What needs to be done: Reproduce nothing but the lines from the one with "Recreate this image" through the one with "(tk2) -- (om.west);", exactly and with both ends. Omit pictures.

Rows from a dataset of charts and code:
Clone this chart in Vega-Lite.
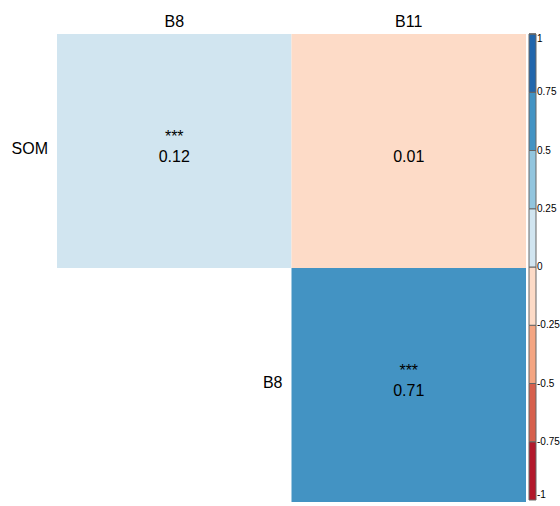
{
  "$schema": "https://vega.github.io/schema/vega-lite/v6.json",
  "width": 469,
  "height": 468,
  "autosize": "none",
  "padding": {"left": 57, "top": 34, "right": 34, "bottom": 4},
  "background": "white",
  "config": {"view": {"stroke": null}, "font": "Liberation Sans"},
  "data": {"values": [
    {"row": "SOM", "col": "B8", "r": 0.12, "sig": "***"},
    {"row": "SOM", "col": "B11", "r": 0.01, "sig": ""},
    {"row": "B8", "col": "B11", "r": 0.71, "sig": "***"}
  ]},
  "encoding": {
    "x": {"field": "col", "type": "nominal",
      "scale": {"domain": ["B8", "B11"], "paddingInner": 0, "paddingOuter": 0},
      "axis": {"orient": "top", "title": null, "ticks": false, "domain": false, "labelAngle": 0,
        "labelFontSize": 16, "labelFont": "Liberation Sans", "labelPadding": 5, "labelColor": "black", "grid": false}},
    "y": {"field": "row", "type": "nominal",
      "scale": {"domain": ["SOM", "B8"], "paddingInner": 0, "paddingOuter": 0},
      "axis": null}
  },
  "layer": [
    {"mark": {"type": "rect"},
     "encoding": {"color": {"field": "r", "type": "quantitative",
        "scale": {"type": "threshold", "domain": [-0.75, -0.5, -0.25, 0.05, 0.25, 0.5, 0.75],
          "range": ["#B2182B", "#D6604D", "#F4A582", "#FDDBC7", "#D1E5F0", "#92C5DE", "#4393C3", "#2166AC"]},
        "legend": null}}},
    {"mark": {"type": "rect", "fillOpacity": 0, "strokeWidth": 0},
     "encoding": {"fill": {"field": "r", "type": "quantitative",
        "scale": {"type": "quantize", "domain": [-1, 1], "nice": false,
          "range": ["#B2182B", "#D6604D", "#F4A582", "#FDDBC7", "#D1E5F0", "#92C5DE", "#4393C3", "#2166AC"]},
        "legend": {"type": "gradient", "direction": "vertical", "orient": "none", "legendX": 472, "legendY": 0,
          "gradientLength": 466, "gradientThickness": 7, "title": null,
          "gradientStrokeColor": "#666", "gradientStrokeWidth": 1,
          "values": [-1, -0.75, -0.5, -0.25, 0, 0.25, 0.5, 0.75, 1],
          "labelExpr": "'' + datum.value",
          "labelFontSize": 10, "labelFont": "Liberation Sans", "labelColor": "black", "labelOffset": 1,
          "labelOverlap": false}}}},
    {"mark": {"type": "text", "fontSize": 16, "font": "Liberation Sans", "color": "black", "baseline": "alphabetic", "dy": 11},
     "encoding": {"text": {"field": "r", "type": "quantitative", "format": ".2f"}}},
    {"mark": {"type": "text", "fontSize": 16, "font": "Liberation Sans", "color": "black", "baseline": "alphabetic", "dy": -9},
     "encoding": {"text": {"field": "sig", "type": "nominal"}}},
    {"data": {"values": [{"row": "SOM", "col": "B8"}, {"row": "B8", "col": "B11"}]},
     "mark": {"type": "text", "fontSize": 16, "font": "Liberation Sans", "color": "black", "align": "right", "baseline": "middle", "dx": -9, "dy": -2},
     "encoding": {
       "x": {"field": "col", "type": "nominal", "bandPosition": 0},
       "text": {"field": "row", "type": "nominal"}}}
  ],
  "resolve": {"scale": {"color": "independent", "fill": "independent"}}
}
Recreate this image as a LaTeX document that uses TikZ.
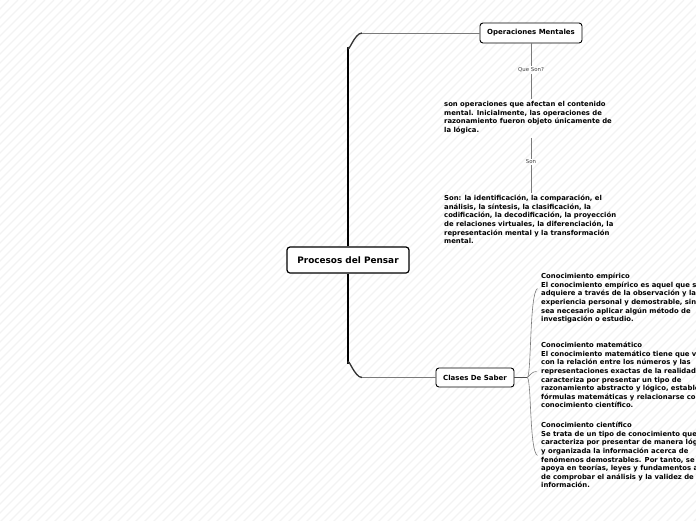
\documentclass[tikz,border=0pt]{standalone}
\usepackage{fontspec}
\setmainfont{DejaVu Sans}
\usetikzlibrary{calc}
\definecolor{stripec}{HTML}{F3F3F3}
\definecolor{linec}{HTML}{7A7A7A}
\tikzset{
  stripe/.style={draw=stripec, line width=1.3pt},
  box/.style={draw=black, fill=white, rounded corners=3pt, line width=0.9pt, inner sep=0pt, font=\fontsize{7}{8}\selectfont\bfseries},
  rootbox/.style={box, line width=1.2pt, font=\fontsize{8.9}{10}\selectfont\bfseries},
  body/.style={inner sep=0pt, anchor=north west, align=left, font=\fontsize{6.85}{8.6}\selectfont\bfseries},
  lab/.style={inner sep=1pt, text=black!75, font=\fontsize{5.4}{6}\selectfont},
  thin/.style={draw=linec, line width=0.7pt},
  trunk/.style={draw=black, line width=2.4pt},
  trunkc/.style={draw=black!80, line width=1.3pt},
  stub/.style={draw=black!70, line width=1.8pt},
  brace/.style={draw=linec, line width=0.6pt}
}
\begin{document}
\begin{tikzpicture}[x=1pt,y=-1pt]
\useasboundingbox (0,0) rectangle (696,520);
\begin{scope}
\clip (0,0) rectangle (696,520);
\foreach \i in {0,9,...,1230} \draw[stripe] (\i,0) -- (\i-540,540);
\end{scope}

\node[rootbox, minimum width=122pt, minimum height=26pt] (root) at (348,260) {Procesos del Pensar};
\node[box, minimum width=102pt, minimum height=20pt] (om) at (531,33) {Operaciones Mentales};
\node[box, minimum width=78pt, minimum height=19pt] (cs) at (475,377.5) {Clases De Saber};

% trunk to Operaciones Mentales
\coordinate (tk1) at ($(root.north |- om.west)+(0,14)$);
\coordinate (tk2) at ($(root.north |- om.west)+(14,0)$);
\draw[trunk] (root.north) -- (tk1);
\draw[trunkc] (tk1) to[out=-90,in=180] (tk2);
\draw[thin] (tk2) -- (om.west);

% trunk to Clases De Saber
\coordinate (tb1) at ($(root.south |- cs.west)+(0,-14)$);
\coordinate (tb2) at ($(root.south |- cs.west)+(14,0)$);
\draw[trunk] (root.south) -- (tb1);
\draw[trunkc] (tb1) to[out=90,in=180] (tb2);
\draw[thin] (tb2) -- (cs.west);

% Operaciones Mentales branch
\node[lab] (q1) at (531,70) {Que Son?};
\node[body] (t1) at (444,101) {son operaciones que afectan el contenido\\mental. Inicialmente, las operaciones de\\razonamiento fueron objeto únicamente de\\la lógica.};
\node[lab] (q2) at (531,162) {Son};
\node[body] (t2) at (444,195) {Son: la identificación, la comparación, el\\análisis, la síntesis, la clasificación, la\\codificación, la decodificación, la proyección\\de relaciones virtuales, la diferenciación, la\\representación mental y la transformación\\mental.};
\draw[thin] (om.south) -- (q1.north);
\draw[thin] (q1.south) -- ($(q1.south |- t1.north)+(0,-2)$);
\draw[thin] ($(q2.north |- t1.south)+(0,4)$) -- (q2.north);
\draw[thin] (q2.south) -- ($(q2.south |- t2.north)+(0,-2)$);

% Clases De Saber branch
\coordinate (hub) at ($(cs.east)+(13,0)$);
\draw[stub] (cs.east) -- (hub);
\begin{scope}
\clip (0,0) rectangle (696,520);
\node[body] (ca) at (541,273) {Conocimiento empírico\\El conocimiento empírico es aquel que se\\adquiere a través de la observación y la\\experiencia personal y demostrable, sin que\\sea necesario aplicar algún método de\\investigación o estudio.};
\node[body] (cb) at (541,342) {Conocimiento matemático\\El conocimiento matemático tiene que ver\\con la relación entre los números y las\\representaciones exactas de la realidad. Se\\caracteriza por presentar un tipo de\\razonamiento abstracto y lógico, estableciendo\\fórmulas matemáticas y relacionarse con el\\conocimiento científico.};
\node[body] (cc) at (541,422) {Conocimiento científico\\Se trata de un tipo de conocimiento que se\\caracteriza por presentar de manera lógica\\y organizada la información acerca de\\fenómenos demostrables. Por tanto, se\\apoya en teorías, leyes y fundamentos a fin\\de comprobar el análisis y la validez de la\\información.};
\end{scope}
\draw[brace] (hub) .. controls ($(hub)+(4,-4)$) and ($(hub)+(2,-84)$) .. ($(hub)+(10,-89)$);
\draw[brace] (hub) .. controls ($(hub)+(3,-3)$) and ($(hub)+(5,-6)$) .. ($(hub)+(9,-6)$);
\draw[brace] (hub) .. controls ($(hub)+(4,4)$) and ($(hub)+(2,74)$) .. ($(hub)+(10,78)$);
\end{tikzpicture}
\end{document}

Expected output:
Recreate this image as a LaTeX document that uses TikZ.
\documentclass[tikz,border=0pt]{standalone}
\usepackage{fontspec}
\setmainfont{DejaVu Sans}
\usetikzlibrary{calc}
\definecolor{stripec}{HTML}{F3F3F3}
\definecolor{linec}{HTML}{7A7A7A}
\tikzset{
  stripe/.style={draw=stripec, line width=1.3pt},
  box/.style={draw=black, fill=white, rounded corners=3pt, line width=0.9pt, inner sep=0pt, font=\fontsize{7}{8}\selectfont\bfseries},
  rootbox/.style={box, line width=1.2pt, font=\fontsize{8.9}{10}\selectfont\bfseries},
  body/.style={inner sep=0pt, anchor=north west, align=left, font=\fontsize{6.85}{8.6}\selectfont\bfseries},
  lab/.style={inner sep=1pt, text=black!75, font=\fontsize{5.4}{6}\selectfont},
  thin/.style={draw=linec, line width=0.7pt},
  trunk/.style={draw=black, line width=2.4pt},
  trunkc/.style={draw=black!80, line width=1.3pt},
  stub/.style={draw=black!70, line width=1.8pt},
  brace/.style={draw=linec, line width=0.6pt}
}
\begin{document}
\begin{tikzpicture}[x=1pt,y=-1pt]
\useasboundingbox (0,0) rectangle (696,520);
\begin{scope}
\clip (0,0) rectangle (696,520);
\foreach \i in {0,9,...,1230} \draw[stripe] (\i,0) -- (\i-540,540);
\end{scope}

\node[rootbox, minimum width=122pt, minimum height=26pt] (root) at (348,260) {Procesos del Pensar};
\node[box, minimum width=102pt, minimum height=20pt] (om) at (531,33) {Operaciones Mentales};
\node[box, minimum width=78pt, minimum height=19pt] (cs) at (475,377.5) {Clases De Saber};

% trunk to Operaciones Mentales
\coordinate (tk1) at ($(root.north |- om.west)+(0,14)$);
\coordinate (tk2) at ($(root.north |- om.west)+(14,0)$);
\draw[trunk] (root.north) -- (tk1);
\draw[trunkc] (tk1) to[out=-90,in=180] (tk2);
\draw[thin] (tk2) -- (om.west);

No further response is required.